Stop at the line containing "const d350 = cycles.map((c, i)": write out every line from the beginning of the entries up to and including it, minus the pictures.

[Start of SOURCE RECORDS]

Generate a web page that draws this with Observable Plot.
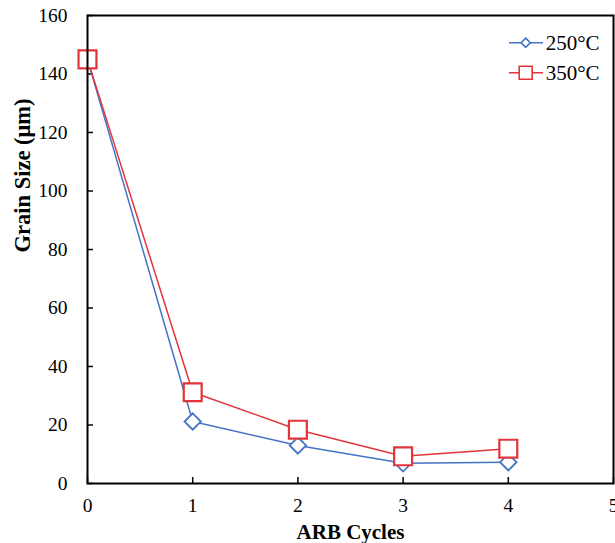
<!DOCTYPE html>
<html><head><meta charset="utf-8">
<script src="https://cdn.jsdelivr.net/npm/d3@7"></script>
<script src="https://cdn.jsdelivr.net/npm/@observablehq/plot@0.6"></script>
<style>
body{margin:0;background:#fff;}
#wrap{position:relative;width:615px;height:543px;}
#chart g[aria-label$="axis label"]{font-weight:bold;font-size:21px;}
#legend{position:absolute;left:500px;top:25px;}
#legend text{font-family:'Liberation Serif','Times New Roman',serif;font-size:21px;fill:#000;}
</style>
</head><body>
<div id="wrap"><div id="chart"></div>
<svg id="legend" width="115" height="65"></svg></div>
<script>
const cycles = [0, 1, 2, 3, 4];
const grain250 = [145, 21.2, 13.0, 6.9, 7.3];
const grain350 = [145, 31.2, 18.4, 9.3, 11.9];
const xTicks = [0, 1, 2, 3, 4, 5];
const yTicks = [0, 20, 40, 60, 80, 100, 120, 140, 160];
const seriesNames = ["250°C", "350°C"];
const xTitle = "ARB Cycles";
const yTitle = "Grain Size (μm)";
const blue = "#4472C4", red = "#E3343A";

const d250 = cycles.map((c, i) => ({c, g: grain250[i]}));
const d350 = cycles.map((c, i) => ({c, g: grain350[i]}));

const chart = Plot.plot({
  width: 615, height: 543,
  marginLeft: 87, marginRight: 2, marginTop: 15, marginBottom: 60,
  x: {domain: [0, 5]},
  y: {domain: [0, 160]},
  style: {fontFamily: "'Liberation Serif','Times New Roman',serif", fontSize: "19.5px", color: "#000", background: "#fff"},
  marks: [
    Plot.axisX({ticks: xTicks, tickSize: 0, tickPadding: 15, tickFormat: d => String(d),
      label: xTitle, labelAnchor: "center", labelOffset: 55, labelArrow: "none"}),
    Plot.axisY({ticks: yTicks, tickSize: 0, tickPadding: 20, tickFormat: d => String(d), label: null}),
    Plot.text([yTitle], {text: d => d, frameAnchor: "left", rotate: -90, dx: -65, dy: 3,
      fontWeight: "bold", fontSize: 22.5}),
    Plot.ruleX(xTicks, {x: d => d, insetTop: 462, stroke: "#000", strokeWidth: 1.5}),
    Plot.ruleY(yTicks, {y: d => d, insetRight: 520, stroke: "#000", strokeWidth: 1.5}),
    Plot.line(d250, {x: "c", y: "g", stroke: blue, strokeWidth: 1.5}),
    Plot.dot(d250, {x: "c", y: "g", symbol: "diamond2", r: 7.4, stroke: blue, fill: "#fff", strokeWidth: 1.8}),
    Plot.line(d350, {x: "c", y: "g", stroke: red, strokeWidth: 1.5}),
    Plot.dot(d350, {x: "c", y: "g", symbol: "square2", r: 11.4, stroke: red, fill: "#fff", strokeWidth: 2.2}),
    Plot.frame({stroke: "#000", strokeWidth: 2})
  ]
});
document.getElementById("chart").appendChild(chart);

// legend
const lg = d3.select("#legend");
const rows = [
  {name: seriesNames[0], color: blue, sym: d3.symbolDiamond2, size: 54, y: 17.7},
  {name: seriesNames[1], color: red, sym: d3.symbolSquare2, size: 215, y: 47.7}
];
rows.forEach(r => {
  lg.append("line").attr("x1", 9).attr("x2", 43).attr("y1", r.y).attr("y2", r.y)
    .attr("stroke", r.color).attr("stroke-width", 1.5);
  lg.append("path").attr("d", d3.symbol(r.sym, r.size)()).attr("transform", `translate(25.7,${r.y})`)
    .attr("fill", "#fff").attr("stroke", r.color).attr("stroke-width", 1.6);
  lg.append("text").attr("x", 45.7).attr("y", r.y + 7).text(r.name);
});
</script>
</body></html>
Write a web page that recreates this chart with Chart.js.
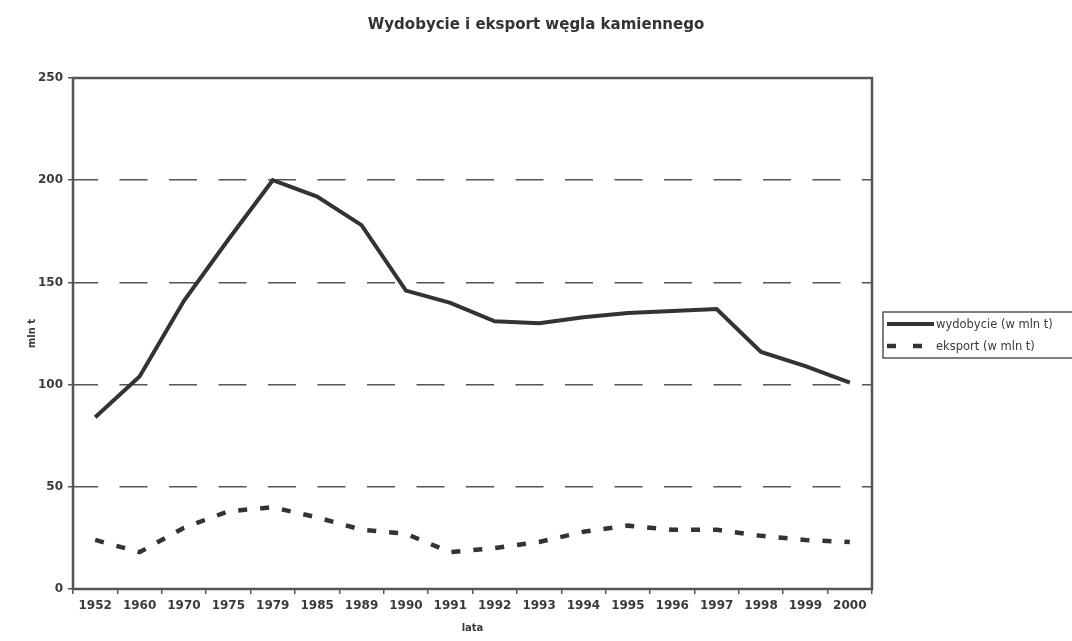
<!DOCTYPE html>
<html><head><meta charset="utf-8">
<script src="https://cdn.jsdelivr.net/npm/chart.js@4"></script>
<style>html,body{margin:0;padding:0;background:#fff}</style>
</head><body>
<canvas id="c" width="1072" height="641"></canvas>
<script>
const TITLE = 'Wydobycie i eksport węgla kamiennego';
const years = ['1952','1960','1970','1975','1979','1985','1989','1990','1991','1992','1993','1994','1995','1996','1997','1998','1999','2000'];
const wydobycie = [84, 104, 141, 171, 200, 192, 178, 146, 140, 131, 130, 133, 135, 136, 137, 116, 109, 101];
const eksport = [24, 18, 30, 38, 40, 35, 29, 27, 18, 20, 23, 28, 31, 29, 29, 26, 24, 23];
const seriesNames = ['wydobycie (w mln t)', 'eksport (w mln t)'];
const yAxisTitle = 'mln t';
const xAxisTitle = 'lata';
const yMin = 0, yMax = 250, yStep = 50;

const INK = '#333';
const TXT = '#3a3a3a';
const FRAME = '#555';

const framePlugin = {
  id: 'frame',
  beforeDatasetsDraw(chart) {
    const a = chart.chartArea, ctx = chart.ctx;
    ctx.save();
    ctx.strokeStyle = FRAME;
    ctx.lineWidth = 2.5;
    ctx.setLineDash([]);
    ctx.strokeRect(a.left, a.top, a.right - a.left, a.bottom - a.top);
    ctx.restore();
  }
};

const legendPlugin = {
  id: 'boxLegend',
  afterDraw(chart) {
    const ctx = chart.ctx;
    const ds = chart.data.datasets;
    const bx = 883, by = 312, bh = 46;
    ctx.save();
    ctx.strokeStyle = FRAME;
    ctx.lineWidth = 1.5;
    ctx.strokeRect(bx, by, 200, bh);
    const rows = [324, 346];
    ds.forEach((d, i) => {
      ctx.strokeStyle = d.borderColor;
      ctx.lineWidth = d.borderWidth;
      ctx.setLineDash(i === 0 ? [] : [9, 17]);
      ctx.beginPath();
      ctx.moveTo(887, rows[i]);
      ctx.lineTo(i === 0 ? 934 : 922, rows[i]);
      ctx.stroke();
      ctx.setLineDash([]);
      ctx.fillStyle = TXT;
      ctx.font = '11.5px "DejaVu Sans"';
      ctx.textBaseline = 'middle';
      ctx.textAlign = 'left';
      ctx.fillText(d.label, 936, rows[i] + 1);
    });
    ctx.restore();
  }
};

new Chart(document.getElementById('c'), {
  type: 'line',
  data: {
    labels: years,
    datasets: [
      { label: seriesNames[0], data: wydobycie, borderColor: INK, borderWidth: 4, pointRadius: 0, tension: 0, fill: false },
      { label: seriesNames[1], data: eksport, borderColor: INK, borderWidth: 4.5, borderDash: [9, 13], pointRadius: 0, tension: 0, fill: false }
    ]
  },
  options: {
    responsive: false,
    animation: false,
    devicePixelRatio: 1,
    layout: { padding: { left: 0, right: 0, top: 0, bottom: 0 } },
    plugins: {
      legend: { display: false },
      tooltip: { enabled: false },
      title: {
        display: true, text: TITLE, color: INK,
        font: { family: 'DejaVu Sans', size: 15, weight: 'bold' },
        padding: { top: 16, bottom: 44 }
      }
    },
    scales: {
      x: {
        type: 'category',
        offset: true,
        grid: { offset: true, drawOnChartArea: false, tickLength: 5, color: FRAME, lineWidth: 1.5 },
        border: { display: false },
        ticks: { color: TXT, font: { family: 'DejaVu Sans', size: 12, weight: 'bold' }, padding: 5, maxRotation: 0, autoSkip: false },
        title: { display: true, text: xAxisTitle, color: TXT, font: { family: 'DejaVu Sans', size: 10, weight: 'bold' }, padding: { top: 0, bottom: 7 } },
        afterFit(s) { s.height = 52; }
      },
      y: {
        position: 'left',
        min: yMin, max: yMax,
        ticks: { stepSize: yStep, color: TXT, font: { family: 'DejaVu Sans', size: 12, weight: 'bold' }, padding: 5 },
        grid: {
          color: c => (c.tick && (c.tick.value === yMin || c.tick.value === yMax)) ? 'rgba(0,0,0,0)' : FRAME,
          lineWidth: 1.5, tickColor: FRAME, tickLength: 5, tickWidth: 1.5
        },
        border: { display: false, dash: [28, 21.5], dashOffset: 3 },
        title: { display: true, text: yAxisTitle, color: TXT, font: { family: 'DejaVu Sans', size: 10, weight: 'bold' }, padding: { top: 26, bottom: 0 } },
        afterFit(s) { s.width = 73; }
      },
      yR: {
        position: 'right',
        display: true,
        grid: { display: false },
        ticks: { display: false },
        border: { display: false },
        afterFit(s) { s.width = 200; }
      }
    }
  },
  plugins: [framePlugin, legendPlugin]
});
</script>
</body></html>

[End of SOURCE RECORDS]

* RESPONSE TO THIS TASK:
Generate a web page that draws this with Observable Plot.
<!DOCTYPE html>
<html><head><meta charset="utf-8">
<script src="https://cdn.jsdelivr.net/npm/d3@7"></script>
<script src="https://cdn.jsdelivr.net/npm/@observablehq/plot@0.6"></script>
<style>
body{margin:0;background:#fff;}
#wrap{position:relative;width:615px;height:543px;}
#chart g[aria-label$="axis label"]{font-weight:bold;font-size:21px;}
#legend{position:absolute;left:500px;top:25px;}
#legend text{font-family:'Liberation Serif','Times New Roman',serif;font-size:21px;fill:#000;}
</style>
</head><body>
<div id="wrap"><div id="chart"></div>
<svg id="legend" width="115" height="65"></svg></div>
<script>
const cycles = [0, 1, 2, 3, 4];
const grain250 = [145, 21.2, 13.0, 6.9, 7.3];
const grain350 = [145, 31.2, 18.4, 9.3, 11.9];
const xTicks = [0, 1, 2, 3, 4, 5];
const yTicks = [0, 20, 40, 60, 80, 100, 120, 140, 160];
const seriesNames = ["250°C", "350°C"];
const xTitle = "ARB Cycles";
const yTitle = "Grain Size (μm)";
const blue = "#4472C4", red = "#E3343A";

const d250 = cycles.map((c, i) => ({c, g: grain250[i]}));
const d350 = cycles.map((c, i) => ({c, g: grain350[i]}));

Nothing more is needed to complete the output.